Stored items
++++++++++

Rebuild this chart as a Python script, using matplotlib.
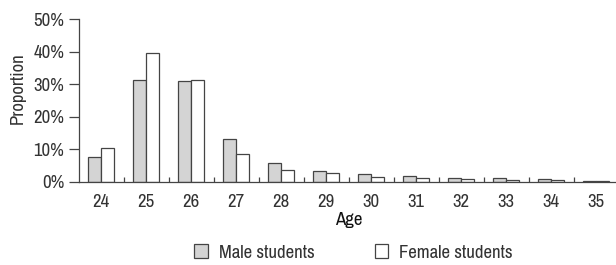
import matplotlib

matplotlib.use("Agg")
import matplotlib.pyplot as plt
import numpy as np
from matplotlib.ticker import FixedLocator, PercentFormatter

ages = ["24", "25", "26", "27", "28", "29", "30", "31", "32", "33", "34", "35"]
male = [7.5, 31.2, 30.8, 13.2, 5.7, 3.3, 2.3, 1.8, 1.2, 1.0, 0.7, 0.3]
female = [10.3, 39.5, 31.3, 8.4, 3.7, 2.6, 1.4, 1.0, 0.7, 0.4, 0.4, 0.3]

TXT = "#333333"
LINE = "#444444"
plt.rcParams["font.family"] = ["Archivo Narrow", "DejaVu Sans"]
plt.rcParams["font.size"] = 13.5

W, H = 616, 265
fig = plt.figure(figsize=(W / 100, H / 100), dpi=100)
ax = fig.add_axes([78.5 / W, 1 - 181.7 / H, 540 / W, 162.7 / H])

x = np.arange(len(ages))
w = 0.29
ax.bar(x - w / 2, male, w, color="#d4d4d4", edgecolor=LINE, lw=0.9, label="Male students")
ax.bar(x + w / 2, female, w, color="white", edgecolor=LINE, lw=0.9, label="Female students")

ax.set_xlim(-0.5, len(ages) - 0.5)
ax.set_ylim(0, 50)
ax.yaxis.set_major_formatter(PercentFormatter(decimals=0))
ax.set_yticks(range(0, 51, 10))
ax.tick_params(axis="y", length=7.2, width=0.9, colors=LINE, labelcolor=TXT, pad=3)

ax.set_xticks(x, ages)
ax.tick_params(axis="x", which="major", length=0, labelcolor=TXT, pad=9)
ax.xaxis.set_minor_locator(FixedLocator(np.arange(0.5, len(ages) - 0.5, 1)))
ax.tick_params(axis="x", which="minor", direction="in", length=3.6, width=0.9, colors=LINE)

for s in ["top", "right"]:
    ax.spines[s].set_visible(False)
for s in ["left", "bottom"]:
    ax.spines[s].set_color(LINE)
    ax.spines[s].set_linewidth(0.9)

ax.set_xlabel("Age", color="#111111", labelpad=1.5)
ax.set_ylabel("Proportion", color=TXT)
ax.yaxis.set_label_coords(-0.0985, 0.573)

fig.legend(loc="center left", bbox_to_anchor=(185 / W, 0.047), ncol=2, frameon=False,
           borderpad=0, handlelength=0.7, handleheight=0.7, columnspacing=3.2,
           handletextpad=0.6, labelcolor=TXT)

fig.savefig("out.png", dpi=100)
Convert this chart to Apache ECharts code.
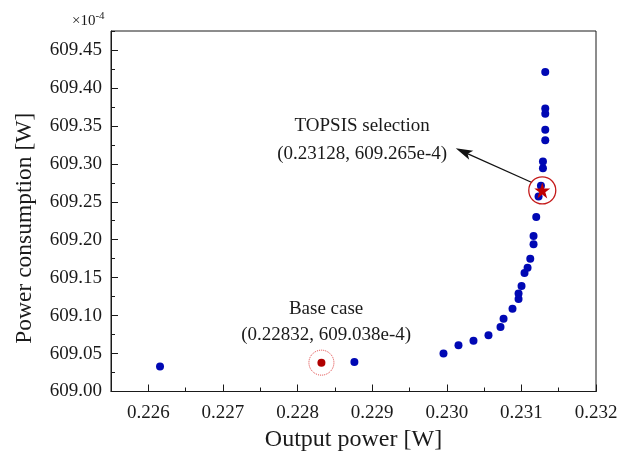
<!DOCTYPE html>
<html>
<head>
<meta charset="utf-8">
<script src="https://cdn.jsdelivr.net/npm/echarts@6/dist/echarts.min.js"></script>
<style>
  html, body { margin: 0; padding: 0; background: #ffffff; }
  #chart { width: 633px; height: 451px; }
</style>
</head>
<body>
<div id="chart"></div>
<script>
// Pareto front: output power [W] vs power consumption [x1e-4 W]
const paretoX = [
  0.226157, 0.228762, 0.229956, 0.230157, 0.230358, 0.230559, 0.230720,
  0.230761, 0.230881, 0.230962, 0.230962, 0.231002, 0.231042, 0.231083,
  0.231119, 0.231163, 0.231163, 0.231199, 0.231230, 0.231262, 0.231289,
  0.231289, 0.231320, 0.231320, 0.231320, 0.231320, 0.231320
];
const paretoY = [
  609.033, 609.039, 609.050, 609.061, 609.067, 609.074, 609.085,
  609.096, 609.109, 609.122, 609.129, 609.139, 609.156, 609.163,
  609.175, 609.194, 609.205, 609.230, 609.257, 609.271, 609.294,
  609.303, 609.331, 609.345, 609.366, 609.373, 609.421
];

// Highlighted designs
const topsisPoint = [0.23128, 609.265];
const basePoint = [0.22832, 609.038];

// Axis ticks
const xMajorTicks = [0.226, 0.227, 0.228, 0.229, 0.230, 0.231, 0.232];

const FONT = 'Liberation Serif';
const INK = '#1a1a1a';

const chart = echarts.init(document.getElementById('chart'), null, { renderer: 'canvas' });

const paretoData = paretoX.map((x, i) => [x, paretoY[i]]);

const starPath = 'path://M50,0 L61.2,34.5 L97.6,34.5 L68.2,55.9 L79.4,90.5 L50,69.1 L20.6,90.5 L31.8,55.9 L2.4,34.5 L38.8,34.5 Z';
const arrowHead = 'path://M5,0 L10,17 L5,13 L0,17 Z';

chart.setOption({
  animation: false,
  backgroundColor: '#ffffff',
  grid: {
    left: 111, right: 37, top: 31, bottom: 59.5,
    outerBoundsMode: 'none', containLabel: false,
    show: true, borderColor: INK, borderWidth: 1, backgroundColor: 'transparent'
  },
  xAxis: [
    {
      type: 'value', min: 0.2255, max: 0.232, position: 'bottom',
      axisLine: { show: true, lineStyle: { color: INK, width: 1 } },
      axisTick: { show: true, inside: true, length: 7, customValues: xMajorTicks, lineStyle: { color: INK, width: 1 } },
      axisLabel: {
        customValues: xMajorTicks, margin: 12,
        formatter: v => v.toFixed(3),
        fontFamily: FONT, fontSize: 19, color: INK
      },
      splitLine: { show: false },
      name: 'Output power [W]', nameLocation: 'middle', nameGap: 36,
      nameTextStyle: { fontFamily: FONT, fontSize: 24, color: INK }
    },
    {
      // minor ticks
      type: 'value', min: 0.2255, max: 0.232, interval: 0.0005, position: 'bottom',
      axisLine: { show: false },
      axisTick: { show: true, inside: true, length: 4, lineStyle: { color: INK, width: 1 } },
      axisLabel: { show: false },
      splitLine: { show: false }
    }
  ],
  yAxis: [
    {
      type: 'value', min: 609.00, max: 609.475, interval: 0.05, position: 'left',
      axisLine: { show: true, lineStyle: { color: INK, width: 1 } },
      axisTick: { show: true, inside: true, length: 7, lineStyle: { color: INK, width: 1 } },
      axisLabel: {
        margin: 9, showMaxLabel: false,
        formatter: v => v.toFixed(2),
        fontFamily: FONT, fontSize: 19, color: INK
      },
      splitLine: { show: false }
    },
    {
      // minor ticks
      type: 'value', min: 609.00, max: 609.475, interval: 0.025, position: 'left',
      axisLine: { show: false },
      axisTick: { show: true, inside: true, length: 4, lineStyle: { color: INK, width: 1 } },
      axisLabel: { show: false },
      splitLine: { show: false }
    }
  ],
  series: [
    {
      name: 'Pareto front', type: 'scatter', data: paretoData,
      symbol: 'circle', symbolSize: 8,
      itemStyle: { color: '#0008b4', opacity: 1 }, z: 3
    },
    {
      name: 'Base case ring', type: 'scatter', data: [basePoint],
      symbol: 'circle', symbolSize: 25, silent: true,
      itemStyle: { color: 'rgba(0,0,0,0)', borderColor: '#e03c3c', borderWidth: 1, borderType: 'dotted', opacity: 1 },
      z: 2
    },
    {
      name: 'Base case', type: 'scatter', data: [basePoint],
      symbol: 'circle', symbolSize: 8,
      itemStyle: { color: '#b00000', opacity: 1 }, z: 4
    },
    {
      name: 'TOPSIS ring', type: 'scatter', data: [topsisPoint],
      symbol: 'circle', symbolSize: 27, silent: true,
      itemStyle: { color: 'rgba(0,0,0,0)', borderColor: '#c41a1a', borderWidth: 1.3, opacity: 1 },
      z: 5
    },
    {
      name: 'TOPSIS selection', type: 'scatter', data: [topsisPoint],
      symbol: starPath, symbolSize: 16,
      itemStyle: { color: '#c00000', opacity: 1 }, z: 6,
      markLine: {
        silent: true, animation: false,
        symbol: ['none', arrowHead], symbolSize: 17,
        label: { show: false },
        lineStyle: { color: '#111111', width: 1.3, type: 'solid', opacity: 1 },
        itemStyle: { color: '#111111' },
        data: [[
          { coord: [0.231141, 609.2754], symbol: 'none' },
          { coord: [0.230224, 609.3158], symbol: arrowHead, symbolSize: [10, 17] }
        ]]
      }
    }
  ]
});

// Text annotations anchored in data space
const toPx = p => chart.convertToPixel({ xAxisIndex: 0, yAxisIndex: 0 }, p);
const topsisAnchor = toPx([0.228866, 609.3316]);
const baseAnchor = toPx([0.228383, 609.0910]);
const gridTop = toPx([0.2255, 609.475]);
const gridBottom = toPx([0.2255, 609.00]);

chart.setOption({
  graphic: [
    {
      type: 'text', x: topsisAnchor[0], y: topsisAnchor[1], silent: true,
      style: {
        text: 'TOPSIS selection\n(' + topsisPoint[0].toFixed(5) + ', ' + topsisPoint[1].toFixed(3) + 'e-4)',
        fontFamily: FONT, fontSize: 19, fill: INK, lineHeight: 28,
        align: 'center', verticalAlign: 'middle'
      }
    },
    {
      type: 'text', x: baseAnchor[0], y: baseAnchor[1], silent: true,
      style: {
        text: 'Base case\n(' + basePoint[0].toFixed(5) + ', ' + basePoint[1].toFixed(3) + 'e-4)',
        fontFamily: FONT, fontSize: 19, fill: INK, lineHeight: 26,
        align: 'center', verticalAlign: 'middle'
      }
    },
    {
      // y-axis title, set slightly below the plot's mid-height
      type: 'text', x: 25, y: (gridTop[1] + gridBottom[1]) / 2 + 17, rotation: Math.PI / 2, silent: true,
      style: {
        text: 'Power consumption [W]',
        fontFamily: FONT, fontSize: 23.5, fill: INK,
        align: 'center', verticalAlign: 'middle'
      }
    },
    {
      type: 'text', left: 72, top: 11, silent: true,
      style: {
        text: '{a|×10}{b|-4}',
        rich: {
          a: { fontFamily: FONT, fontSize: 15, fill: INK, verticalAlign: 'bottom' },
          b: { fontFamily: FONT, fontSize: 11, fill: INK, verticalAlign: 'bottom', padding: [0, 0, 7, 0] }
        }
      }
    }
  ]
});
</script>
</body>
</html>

++++++++++

* Task requirements *
Filter the records above and return every line that holds the word "script".

* Response to this exercise *
Rebuild this chart as a Python script, using matplotlib.
<script src="https://cdn.jsdelivr.net/npm/echarts@6/dist/echarts.min.js"></script>
<script>
</script>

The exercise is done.